== What the exercise asks ==
Below is a listing. Gather each line of it that contains "this".

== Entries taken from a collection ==

──────────

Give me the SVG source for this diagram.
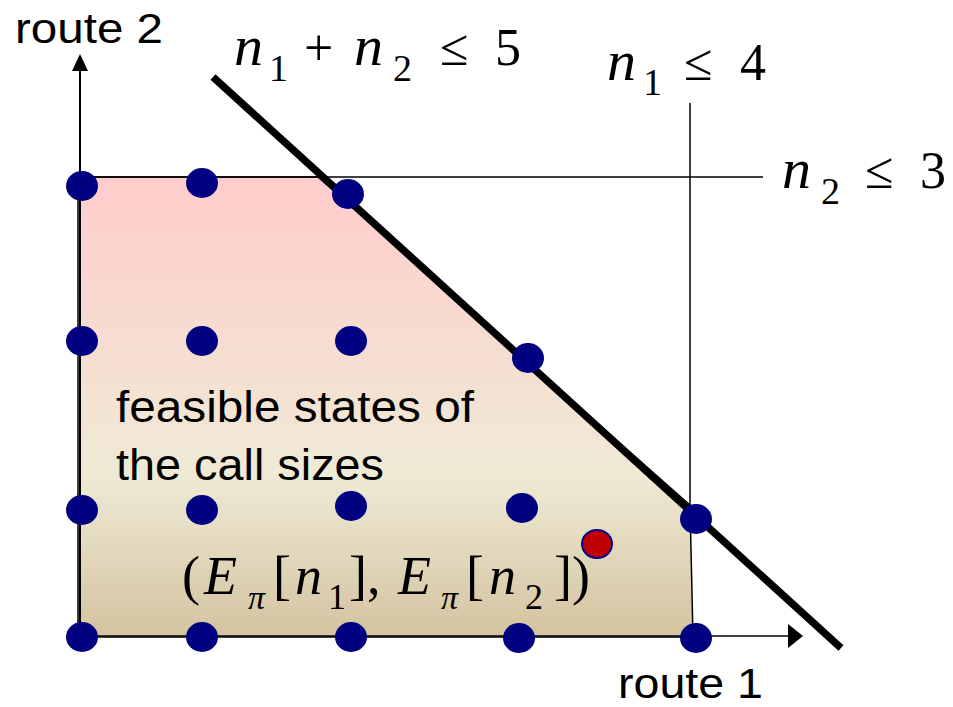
<svg xmlns="http://www.w3.org/2000/svg" width="953" height="707" viewBox="0 0 953 707">
<defs>
<linearGradient id="fill" gradientUnits="userSpaceOnUse" x1="0" y1="177" x2="0" y2="637">
<stop offset="0" stop-color="#ffcccc"/>
<stop offset="0.65" stop-color="#efead5"/>
<stop offset="1" stop-color="#d3c3a0"/>
</linearGradient>
<style>
.sans{font-family:"Liberation Sans",Arial,sans-serif;fill:#000}
.math{font-family:"Liberation Serif","Times New Roman",serif;fill:#000}
.it{font-style:italic}
.dot{fill:#000080}
.thin{stroke:#000;stroke-width:1.5;fill:none}
</style>
</defs>
<rect width="953" height="707" fill="#fff"/>

<g id="region">
<path d="M78,177 L318,177 L690,505 L693,637 L78,637 Z" fill="url(#fill)" stroke="#000" stroke-width="1.5"/>
</g>

<g id="connectors">
<line class="thin" x1="78" y1="177" x2="763" y2="177"/>
<line class="thin" x1="690" y1="103" x2="690" y2="505"/>
<line x1="80" y1="637" x2="80" y2="68" stroke="#000" stroke-width="2"/>
<polygon points="80,54 72,71 88,71" fill="#000"/>
<line x1="78" y1="636" x2="790" y2="636" stroke="#000" stroke-width="1.5"/>
<polygon points="803,636 788,624 788,648" fill="#000"/>
<line x1="213" y1="77" x2="841" y2="648" stroke="#000" stroke-width="7.5"/>
</g>

<g id="dots">
<ellipse class="dot" cx="82" cy="186" rx="16" ry="15"/>
<ellipse class="dot" cx="202" cy="183" rx="16" ry="15"/>
<ellipse class="dot" cx="348" cy="194" rx="16" ry="15"/>
<ellipse class="dot" cx="82" cy="341" rx="16" ry="15"/>
<ellipse class="dot" cx="202" cy="341" rx="16" ry="15"/>
<ellipse class="dot" cx="351" cy="341" rx="16" ry="15"/>
<ellipse class="dot" cx="528" cy="358" rx="16" ry="15"/>
<ellipse class="dot" cx="82" cy="510" rx="16" ry="15"/>
<ellipse class="dot" cx="202" cy="510" rx="16" ry="15"/>
<ellipse class="dot" cx="351" cy="506" rx="16" ry="15"/>
<ellipse class="dot" cx="522" cy="508" rx="16" ry="15"/>
<ellipse class="dot" cx="696" cy="519" rx="16" ry="15"/>
<ellipse class="dot" cx="82" cy="637" rx="16" ry="15"/>
<ellipse class="dot" cx="202" cy="637" rx="16" ry="15"/>
<ellipse class="dot" cx="351" cy="637" rx="16" ry="15"/>
<ellipse class="dot" cx="519" cy="638" rx="16" ry="15"/>
<ellipse class="dot" cx="696" cy="638" rx="16" ry="15"/>
<ellipse cx="597" cy="544" rx="15" ry="14" fill="#c00000" stroke="#000080" stroke-width="2"/>
</g>

<g id="labels">
<text class="sans" x="15" y="43" font-size="43" textLength="148" lengthAdjust="spacingAndGlyphs">route 2</text>
<text class="sans" x="618" y="698" font-size="42" textLength="145" lengthAdjust="spacingAndGlyphs">route 1</text>
<text class="sans" x="116" y="422" font-size="44" textLength="358" lengthAdjust="spacingAndGlyphs">feasible states of</text>
<text class="sans" x="116" y="480" font-size="44" textLength="268" lengthAdjust="spacingAndGlyphs">the call sizes</text>
</g>

<g id="constraint-sum">
<text x="234" y="65" font-size="58" class="math it">n</text>
<text x="269" y="81" font-size="38" class="math">1</text>
<text x="304" y="65" font-size="52" class="math">+</text>
<text x="354" y="65" font-size="58" class="math it">n</text>
<text x="393" y="81" font-size="38" class="math">2</text>
<text x="440" y="65" font-size="52" class="math">≤</text>
<text x="495" y="65" font-size="52" class="math">5</text>
</g>

<g id="constraint-n1">
<text x="607" y="80" font-size="58" class="math it">n</text>
<text x="643" y="95" font-size="38" class="math">1</text>
<text x="684" y="80" font-size="52" class="math">≤</text>
<text x="740" y="80" font-size="52" class="math">4</text>
</g>

<g id="constraint-n2">
<text x="782" y="188" font-size="58" class="math it">n</text>
<text x="821" y="204" font-size="38" class="math">2</text>
<text x="865" y="188" font-size="52" class="math">≤</text>
<text x="920" y="188" font-size="52" class="math">3</text>
</g>

<g id="expectation">
<text x="182" y="594" font-size="54" class="math">(</text>
<text x="204" y="594" font-size="54" class="math it">E</text>
<text x="248" y="609" font-size="34" class="math it">π</text>
<text x="273" y="594" font-size="54" class="math">[</text>
<text x="295" y="594" font-size="54" class="math it">n</text>
<text x="328" y="609" font-size="36" class="math">1</text>
<text x="349" y="594" font-size="54" class="math">],</text>
<text x="398" y="594" font-size="54" class="math it">E</text>
<text x="441" y="609" font-size="34" class="math it">π</text>
<text x="466" y="594" font-size="54" class="math">[</text>
<text x="489" y="594" font-size="54" class="math it">n</text>
<text x="525" y="609" font-size="36" class="math">2</text>
<text x="554" y="594" font-size="54" class="math">])</text>
</g>
</svg>
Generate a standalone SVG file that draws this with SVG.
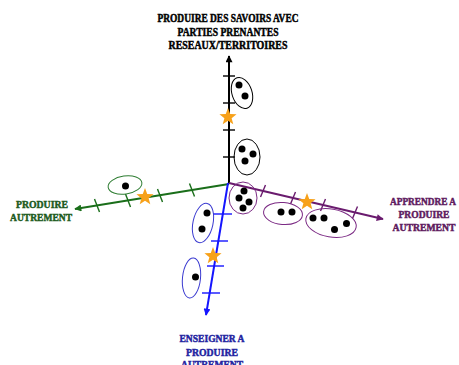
<svg xmlns="http://www.w3.org/2000/svg" xmlns:xlink="http://www.w3.org/1999/xlink" width="459" height="365" viewBox="0 0 459 365">
<style>
.lbl{font-family:"Liberation Serif","Times New Roman",serif;font-weight:bold;text-anchor:middle;stroke-width:0.45px;paint-order:stroke}
.title{font-size:11.5px;fill:#000;stroke:#000}
.g{fill:#1c5a1c;stroke:#1c5a1c;font-size:10.5px}
.p{fill:#5e1a5e;stroke:#5e1a5e;font-size:10px}
.b{fill:#2323a0;stroke:#2323a0;font-size:10.5px}
.dot{fill:#000}
.star{fill:#f7a11a}
.ax{fill:none;stroke-width:2}
.tk{fill:none;stroke-width:1.4}
.el{fill:none;stroke-width:1}
</style>
<defs>
<path id="star" d="M0,-9 L2.23,-3.07 L8.56,-2.78 L3.61,1.17 L5.29,7.28 L0,3.8 L-5.29,7.28 L-3.61,1.17 L-8.56,-2.78 L-2.23,-3.07 Z"/>
<marker id="ahK" viewBox="0 0 10 10" refX="9" refY="5" markerWidth="8" markerHeight="7" markerUnits="userSpaceOnUse" orient="auto"><path d="M0,0 L10,5 L0,10 z" fill="#000"/></marker>
<marker id="ahG" viewBox="0 0 10 10" refX="9" refY="5" markerWidth="8" markerHeight="7" markerUnits="userSpaceOnUse" orient="auto"><path d="M0,0 L10,5 L0,10 z" fill="#1a6e1a"/></marker>
<marker id="ahP" viewBox="0 0 10 10" refX="9" refY="5" markerWidth="8" markerHeight="7" markerUnits="userSpaceOnUse" orient="auto"><path d="M0,0 L10,5 L0,10 z" fill="#6a1b6e"/></marker>
<marker id="ahB" viewBox="0 0 10 10" refX="9" refY="5" markerWidth="8" markerHeight="7" markerUnits="userSpaceOnUse" orient="auto"><path d="M0,0 L10,5 L0,10 z" fill="#1515ff"/></marker>
</defs>
<rect width="459" height="365" fill="#fff"/>

<g id="connectors">
  <line class="ax" x1="229" y1="184" x2="229" y2="56" stroke="#000" marker-end="url(#ahK)"/>
  <g stroke="#000" class="tk">
    <line x1="223" y1="76" x2="235" y2="76"/>
    <line x1="223" y1="103" x2="235" y2="103"/>
    <line x1="223" y1="130" x2="235" y2="130"/>
    <line x1="223" y1="157" x2="235" y2="157"/>
  </g>
  <line class="ax" x1="229" y1="184" x2="75" y2="209" stroke="#1a6e1a" marker-end="url(#ahG)"/>
  <g stroke="#1a6e1a" class="tk">
    <line x1="94.5" y1="199" x2="99.5" y2="212"/>
    <line x1="125.5" y1="194" x2="130.5" y2="207"/>
    <line x1="157.5" y1="189" x2="162.5" y2="202"/>
    <line x1="189.5" y1="183.5" x2="194.5" y2="196.5"/>
  </g>
  <line class="ax" x1="229" y1="183" x2="383" y2="219" stroke="#6a1b6e" marker-end="url(#ahP)"/>
  <g stroke="#6a1b6e" class="tk">
    <line x1="260.5" y1="197" x2="265.5" y2="185"/>
    <line x1="290.5" y1="204" x2="295.5" y2="192"/>
    <line x1="320.5" y1="211" x2="325.5" y2="199"/>
    <line x1="352.5" y1="218.5" x2="357.5" y2="206.5"/>
  </g>
  <line class="ax" x1="228" y1="183" x2="206" y2="315" stroke="#1515ff" marker-end="url(#ahB)"/>
  <g stroke="#1515ff" class="tk">
    <line x1="213" y1="214" x2="232" y2="214"/>
    <line x1="211" y1="241" x2="228" y2="241"/>
    <line x1="207" y1="266" x2="224" y2="266"/>
    <line x1="202" y1="293" x2="220" y2="293"/>
  </g>
</g>

<g id="title">
  <text class="lbl title" x="228" y="22" textLength="141" lengthAdjust="spacingAndGlyphs">PRODUIRE DES SAVOIRS AVEC</text>
  <text class="lbl title" x="228" y="35.5" textLength="101" lengthAdjust="spacingAndGlyphs">PARTIES PRENANTES</text>
  <text class="lbl title" x="228" y="49" textLength="119" lengthAdjust="spacingAndGlyphs">RESEAUX/TERRITOIRES</text>
</g>

<g id="label-green">
  <text class="lbl g" x="42" y="207.5" textLength="52" lengthAdjust="spacingAndGlyphs">PRODUIRE</text>
  <text class="lbl g" x="41" y="220.5" textLength="62" lengthAdjust="spacingAndGlyphs">AUTREMENT</text>
</g>
<g id="label-purple">
  <text class="lbl p" x="423" y="205" textLength="66" lengthAdjust="spacingAndGlyphs">APPRENDRE A</text>
  <text class="lbl p" x="424" y="218" textLength="51" lengthAdjust="spacingAndGlyphs">PRODUIRE</text>
  <text class="lbl p" x="424" y="231" textLength="63" lengthAdjust="spacingAndGlyphs">AUTREMENT</text>
</g>
<g id="label-blue">
  <text class="lbl b" x="212" y="342" textLength="65" lengthAdjust="spacingAndGlyphs">ENSEIGNER A</text>
  <text class="lbl b" x="212" y="355.5" textLength="52" lengthAdjust="spacingAndGlyphs">PRODUIRE</text>
  <text class="lbl b" x="212" y="368" textLength="62" lengthAdjust="spacingAndGlyphs">AUTREMENT</text>
</g>

<g id="cluster-v1">
  <ellipse class="el" stroke="#000" cx="242" cy="93" rx="10" ry="16" transform="rotate(-18 242 93)"/>
  <circle class="dot" cx="239" cy="85" r="3.5"/>
  <circle class="dot" cx="245" cy="96" r="3.5"/>
</g>
<g id="cluster-v2">
  <ellipse class="el" stroke="#000" cx="247" cy="157" rx="13" ry="18"/>
  <circle class="dot" cx="242" cy="149" r="3.5"/>
  <circle class="dot" cx="253" cy="154" r="3.5"/>
  <circle class="dot" cx="245" cy="161" r="3.5"/>
</g>
<g id="cluster-g1">
  <ellipse class="el" stroke="#2e7d32" cx="125" cy="185" rx="17" ry="9" transform="rotate(-8 125 185)"/>
  <circle class="dot" cx="125.5" cy="186" r="3.5"/>
</g>
<g id="cluster-p1">
  <ellipse class="el" stroke="#7b2a84" cx="243" cy="198" rx="14" ry="16"/>
  <circle class="dot" cx="244" cy="191" r="3.5"/>
  <circle class="dot" cx="239" cy="198" r="3.5"/>
  <circle class="dot" cx="249" cy="202" r="3.5"/>
  <circle class="dot" cx="243" cy="208" r="3.5"/>
</g>
<g id="cluster-p2">
  <ellipse class="el" stroke="#7b2a84" cx="283" cy="213.5" rx="19.5" ry="11" transform="rotate(5 283 213.5)"/>
  <circle class="dot" cx="281" cy="212" r="3.5"/>
  <circle class="dot" cx="292" cy="212" r="3.5"/>
</g>
<g id="cluster-p3">
  <ellipse class="el" stroke="#7b2a84" cx="331" cy="223" rx="25.5" ry="14" transform="rotate(10 331 223)"/>
  <circle class="dot" cx="313" cy="218" r="3.5"/>
  <circle class="dot" cx="324" cy="218" r="3.5"/>
  <circle class="dot" cx="334.5" cy="229.5" r="3.5"/>
  <circle class="dot" cx="346.5" cy="223.5" r="3.5"/>
</g>
<g id="cluster-b1">
  <ellipse class="el" stroke="#3a3ad0" cx="203" cy="223" rx="10" ry="20" transform="rotate(12 203 223)"/>
  <circle class="dot" cx="207" cy="213" r="3.5"/>
  <circle class="dot" cx="202" cy="229" r="3.5"/>
</g>
<g id="cluster-b2">
  <ellipse class="el" stroke="#3a3ad0" cx="191.5" cy="278" rx="9" ry="20" transform="rotate(6 191.5 278)"/>
  <circle class="dot" cx="195.5" cy="277" r="3.5"/>
</g>

<g id="stars">
  <use xlink:href="#star" class="star" x="228" y="117"/>
  <use xlink:href="#star" class="star" x="145" y="197"/>
  <use xlink:href="#star" class="star" x="307" y="202"/>
  <use xlink:href="#star" class="star" x="213" y="256"/>
</g>
</svg>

──────────

== In response ==
Give me the SVG source for this diagram.
Generate a standalone SVG file that draws this with SVG.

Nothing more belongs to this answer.